Kurt Yaeger (born January 3, 1977) is an American actor, director and professional athlete, who is also a below-the-knee amputee.  Recent work includes roles on the CBS series NCIS and the HBO/Cinemax series Quarry.  Kurt is notable for appearing in season five of the FX series Sons of Anarchy as Greg "the Peg" and in the Rudimental music video for the UK hit single "Waiting All Night" featuring vocals from Ella Eyre.

Early life

Kurt Yaeger was born in San Francisco, California, United States (US), and was raised in South San Francisco. He currently resides in the Los Angeles area.

As a BMX rider, Yaeger gained the nickname "Crowbar" and acquired sponsors for his BMX riding, participating in tours and competing in events.

As an actor, Yaeger auditioned for a Nickelodeon/Clear Channel Communications live tour based on the popular cartoon show Rocket Power.  What he thought to be an acting role turned out to be an athletic/stunt role. On the first day of rehearsals, the director found out that his BMX talent was at a professional level and incorporated it into the show. The show briefly toured the US Midwest in spring 2002 before being canceled due to low ticket sales.  After experiencing many BMX-related injuries, he decided to go back to college to pursue a master's degree in hydrogeology. In 2006, while attending school in San Francisco, he was in a motorbike crash that resulted in multiple injuries. He hit a pole and went over a 40-foot embankment, crashing on the side of the freeway.

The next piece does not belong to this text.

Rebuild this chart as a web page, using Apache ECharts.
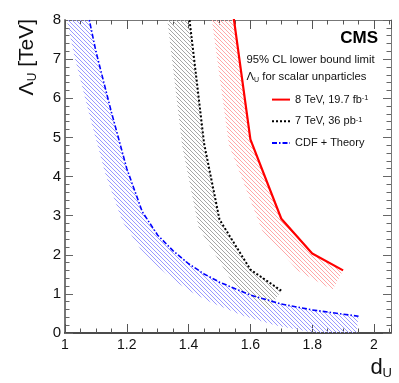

His left leg was amputated below the knee, his right anterior cruciate ligament and medial collateral ligament were torn, his pelvis was torn in half along with his bladder, seven vertebra were broken, his lungs collapsed, multiple ribs were broken, and he had a severe concussion. One year later, Yaeger made a full recovery, returning to his acting career.

Career

Yaeger started taking acting courses and began acquiring role after role. Some of his early work includes Michael Anderson's Tenderloin, a film about one of the most infamous neighborhoods in San Francisco. The film premiered at the Mill Valley Film Festival in October 2009. Yaeger also shares the joy of working on Dolphin Tale with Morgan Freeman, Ashley Judd and Harry Connick, Jr.; Knife Fight with Rob Lowe; War Flowers with Christina Ricci, Tom Berenger and Jason Gedrick; and the Syfy feature film Piranhaconda with Michael Madsen and Rachel Hunter.  In 2012, he appeared in a recurring role for six episodes of the highest rated FX television series Sons of Anarchy.  Late 2016 brings Yaeger to the set of Cinemax's New Series Original Quarry and to NCIS: Los Angeles for a multi-episode arc. In 2018 Yaeger was cast in CBS All Access series Tell Me a Story.  Having 2019 bringing him to star in his third separate NCIS franchise show on NCIS: New Orleans, along with The Rookie, and a spot on the fresh television drama The Village.  His list of Television and Movie credits continues to grow.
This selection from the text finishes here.